((
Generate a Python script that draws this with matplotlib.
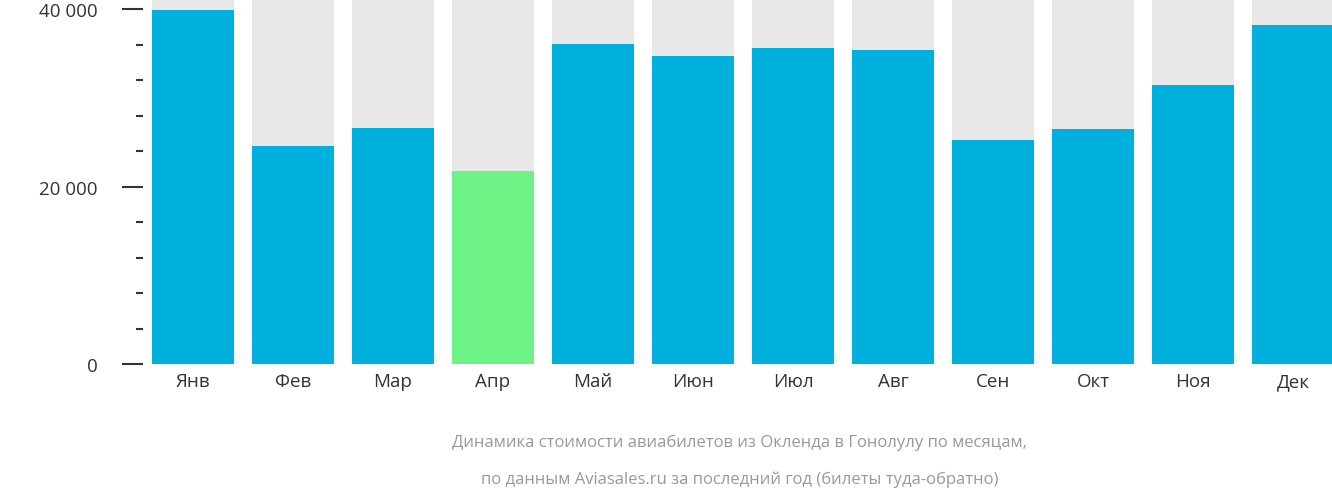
import matplotlib
matplotlib.use("Agg")
import matplotlib.pyplot as plt
from matplotlib.ticker import MultipleLocator, FuncFormatter

months = ["Янв","Фев","Мар","Апр","Май","Июн","Июл","Авг","Сен","Окт","Ноя","Дек"]
prices = [39900, 24560, 26590, 21750, 36060, 34700, 35600, 35380, 25240, 26480, 31440, 38200]
highlight = "Апр"
ymax = 41130

plt.rcParams["font.family"] = "Open Sans"
fig = plt.figure(figsize=(13.32, 5.02), dpi=100)
ax = fig.add_axes([143/1332, 1-365/502, (1332-143)/1332, 365/502])
x = list(range(len(months)))
ax.bar(x, [ymax]*len(x), width=0.82, color="#e8e8e8")
ax.bar(x, prices, width=0.82,
       color=["#6cf285" if m == highlight else "#00b0dc" for m in months])
ax.set_xlim(-0.5, 11.39)
ax.set_ylim(0, ymax)
for s in ax.spines.values():
    s.set_visible(False)
ax.set_xticks(x)
ax.set_xticklabels(months, fontsize=13.5, color="#333333")
ax.tick_params(axis="x", length=0, pad=6)
ax.yaxis.set_major_locator(MultipleLocator(20000))
ax.yaxis.set_minor_locator(MultipleLocator(4000))
ax.yaxis.set_major_formatter(FuncFormatter(lambda v, p: f"{int(v):,} ₽".replace(",", " ")))
ax.tick_params(axis="y", which="major", length=15, width=1.5, color="#333333",
               labelsize=13.5, labelcolor="#333333", pad=6)
ax.tick_params(axis="y", which="minor", length=5, width=1.5, color="#333333")
fig.text(0.555, 1-443/502, "Динамика стоимости авиабилетов из Окленда в Гонолулу по месяцам,",
         ha="center", va="center", fontsize=12, color="#999999")
fig.text(0.555, 1-480/502, "по данным Aviasales.ru за последний год (билеты туда-обратно)",
         ha="center", va="center", fontsize=12, color="#999999")
fig.savefig("out.png", dpi=100)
))
Requirements ->
Skip the pictures, then retype every line above exactly.

Response to this task ->
Generate a Python script that draws this with matplotlib.
import matplotlib
matplotlib.use("Agg")
import matplotlib.pyplot as plt
from matplotlib.ticker import MultipleLocator, FuncFormatter

months = ["Янв","Фев","Мар","Апр","Май","Июн","Июл","Авг","Сен","Окт","Ноя","Дек"]
prices = [39900, 24560, 26590, 21750, 36060, 34700, 35600, 35380, 25240, 26480, 31440, 38200]
highlight = "Апр"
ymax = 41130

plt.rcParams["font.family"] = "Open Sans"
fig = plt.figure(figsize=(13.32, 5.02), dpi=100)
ax = fig.add_axes([143/1332, 1-365/502, (1332-143)/1332, 365/502])
x = list(range(len(months)))
ax.bar(x, [ymax]*len(x), width=0.82, color="#e8e8e8")
ax.bar(x, prices, width=0.82,
       color=["#6cf285" if m == highlight else "#00b0dc" for m in months])
ax.set_xlim(-0.5, 11.39)
ax.set_ylim(0, ymax)
for s in ax.spines.values():
    s.set_visible(False)
ax.set_xticks(x)
ax.set_xticklabels(months, fontsize=13.5, color="#333333")
ax.tick_params(axis="x", length=0, pad=6)
ax.yaxis.set_major_locator(MultipleLocator(20000))
ax.yaxis.set_minor_locator(MultipleLocator(4000))
ax.yaxis.set_major_formatter(FuncFormatter(lambda v, p: f"{int(v):,} ₽".replace(",", " ")))
ax.tick_params(axis="y", which="major", length=15, width=1.5, color="#333333",
               labelsize=13.5, labelcolor="#333333", pad=6)
ax.tick_params(axis="y", which="minor", length=5, width=1.5, color="#333333")
fig.text(0.555, 1-443/502, "Динамика стоимости авиабилетов из Окленда в Гонолулу по месяцам,",
         ha="center", va="center", fontsize=12, color="#999999")
fig.text(0.555, 1-480/502, "по данным Aviasales.ru за последний год (билеты туда-обратно)",
         ha="center", va="center", fontsize=12, color="#999999")
fig.savefig("out.png", dpi=100)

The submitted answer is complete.